Now on to some further cases that separate the issues of what to believe now and whether to gather more evidence. A response to the claim that I should seek more evidence might be that I have better things to do. This is a practical issue. "There's never any purely epistemological considerations that decide these practical questions." Feldman concludes that the first objection is mistaken.

Second Objection to Chisholm

Feldman thinks that a second objection is more successful. Recall that the obligation is to try one's best to bring about the goal of believing all and only what is true, which is the epistemic goal. One reading of "try one's best" would have it that one has done so when one has actually succeeded in believing a truth or not believing a falsehood. That is, "I've tried in the way that in fact makes me believe all and only truths. What could possibly be a better way to try to achieve a goal than to do what in fact makes one achieve that goal?"

But on this reading of "try one's best," there is a difficulty. One might have to believe what contraverts his evidence. Feldman claims that Chisholm must agree that in some cases, trying one's best leads to falsehood.

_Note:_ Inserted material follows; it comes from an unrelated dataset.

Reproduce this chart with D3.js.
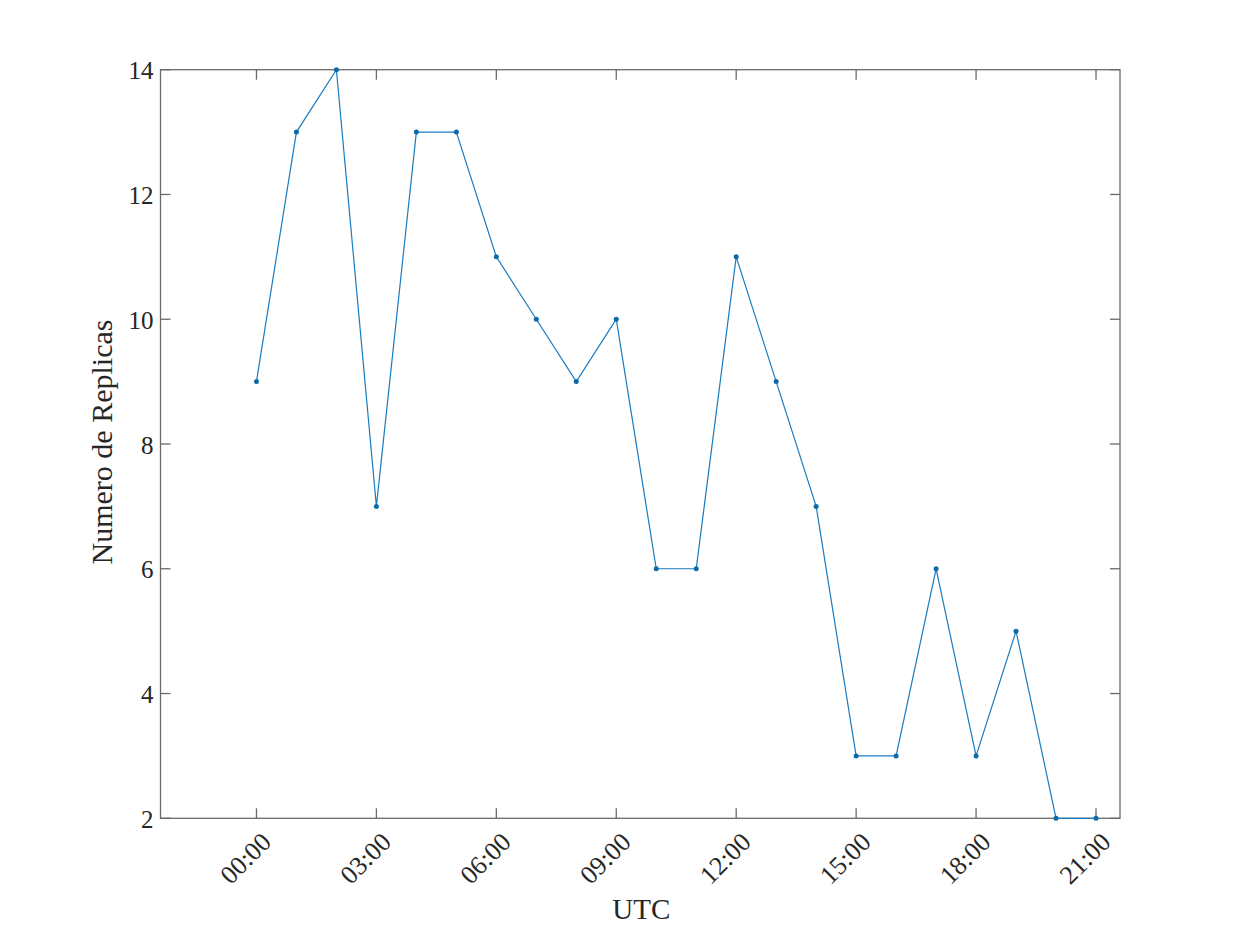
<!DOCTYPE html>
<html><head><meta charset="utf-8">
<script src="https://cdn.jsdelivr.net/npm/d3@7"></script>
<style>body{margin:0;background:#fff;} svg{display:block;}</style>
</head><body>
<script>
const hours = [0,1,2,3,4,5,6,7,8,9,10,11,12,13,14,15,16,17,18,19,20,21];
const replicas = [9,13,14,7,13,13,11,10,9,10,6,6,11,9,7,3,3,6,3,5,2,2];
const xTickHours = [0,3,6,9,12,15,18,21];
const xTickLabels = ["00:00","03:00","06:00","09:00","12:00","15:00","18:00","21:00"];
const yTicks = [2,4,6,8,10,12,14];
const xLabel = "UTC";
const yLabel = "Numero de Replicas";

(function(){
const W = 1237, H = 927;
const mL = 160.5, mR = 1120, mT = 69.7, mB = 818.3;
const font = "'Liberation Serif', 'DejaVu Serif', serif";
const textColor = "#262626";
const axisColor = "#6a6a6a";
const lineColor = "#1a7bbf";

const svg = d3.select("body").append("svg").attr("width", W).attr("height", H);
const x = d3.scaleLinear().domain([-2.4, 21.6]).range([mL, mR]);
const y = d3.scaleLinear().domain([2, 14]).range([mB, mT]);

svg.append("rect").attr("x", mL).attr("y", mT).attr("width", mR-mL).attr("height", mB-mT)
  .attr("fill", "none").attr("stroke", axisColor).attr("stroke-width", 1.3);

const tl = 10;
const xg = svg.append("g");
xTickHours.forEach((h, i) => {
  const px = x(h);
  xg.append("line").attr("x1", px).attr("x2", px).attr("y1", mB).attr("y2", mB - tl).attr("stroke", axisColor).attr("stroke-width", 1.3);
  xg.append("line").attr("x1", px).attr("x2", px).attr("y1", mT).attr("y2", mT + tl).attr("stroke", axisColor).attr("stroke-width", 1.3);
  xg.append("text").attr("transform", `translate(${px+12},${mB+21}) rotate(-45)`)
    .attr("text-anchor", "end").attr("dominant-baseline", "middle")
    .attr("font-family", font).attr("font-size", 26).attr("fill", textColor).text(xTickLabels[i]);
});
const yg = svg.append("g");
yTicks.forEach(v => {
  const py = y(v);
  yg.append("line").attr("x1", mL).attr("x2", mL + tl).attr("y1", py).attr("y2", py).attr("stroke", axisColor).attr("stroke-width", 1.3);
  yg.append("line").attr("x1", mR).attr("x2", mR - tl).attr("y1", py).attr("y2", py).attr("stroke", axisColor).attr("stroke-width", 1.3);
  yg.append("text").attr("x", mL - 7).attr("y", py + 1).attr("text-anchor", "end").attr("dominant-baseline", "central")
    .attr("font-family", font).attr("font-size", 25).attr("fill", textColor).text(v);
});

svg.append("text").attr("x", (mL+mR)/2 + 1).attr("y", 919).attr("text-anchor", "middle")
  .attr("font-family", font).attr("font-size", 29).attr("fill", textColor).text(xLabel);
svg.append("text").attr("transform", `translate(112,442) rotate(-90)`).attr("text-anchor", "middle")
  .attr("font-family", font).attr("font-size", 30).attr("fill", textColor).text(yLabel);

const data = hours.map((h, i) => ({h, v: replicas[i]}));
svg.append("path").datum(data)
  .attr("d", d3.line().x(d => x(d.h)).y(d => y(d.v)))
  .attr("fill", "none").attr("stroke", lineColor).attr("stroke-width", 1.2);
svg.selectAll("circle.pt").data(data).enter().append("circle")
  .attr("cx", d => x(d.h)).attr("cy", d => y(d.v)).attr("r", 2.5).attr("fill", "#0b6aa8");
})();
</script>
</body></html>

A Revision of Chisholm's Account of Epistemic Obligations

Chisholm's idea seems to be that to try one's best is to use the best method at our disposal. This is formulated as:

(6) For any proposition p and person S and time t, if S considers p at t, then S is epistemically obligated to believe p at t if and only if, if S were to follow the best available method for trying to believe truths and avoid believing falsehoods at t, then S would believe p at t.
The methods here are supposed to exclude long-term strategies such as acquiring more evidence. They are simply what are at one's disposal at the time.

We need to exclude "unnatural" or "gerrymandered" methods from this analysis. We want to restrict the methods to ones which draw on the person's available evidence. The example Feldman gives here is not entirely clear. It involves trying to believe everything that is on a list of truths that has been drawn up earlier.

Feldman's Proposal

Feldman's own proposal may be closely related to (6) and may even be what Chisholm himself had in mind. It avoids the problems of (6), however. Not surprisingly, the method Feldman highlights in his modification of (6) is that of believing on the basis of what is supported or justified by his evidence, and not believing what is not so supported.

(7) For person S and proposition p and time t, S epistemically ought to believe p if and only if p is supported by the evidence S has at t.
There may be factors that block believing what is supported by evidence. In that case, one would have an unfulfillable obligation. Doxastic voluntarism is not required for the analysis. (Note the similarity here to Alston's preferred account of epistemic justification, (XXI).)

This seems consonant with Chisholm's later writings, where he substitutes for the reference to truth a reference to reasonableness. Given that what is reasonable to believe is what is supported by evidence, he comes close to endorsing something like (7). Feldman concludes by saying that our epistemic goal is to get at the truth, as embodied in (4), but our epistemic obligations are about how to get to the goal. One is epistemically obligated to believe in accordance with evidence, as this is the best means.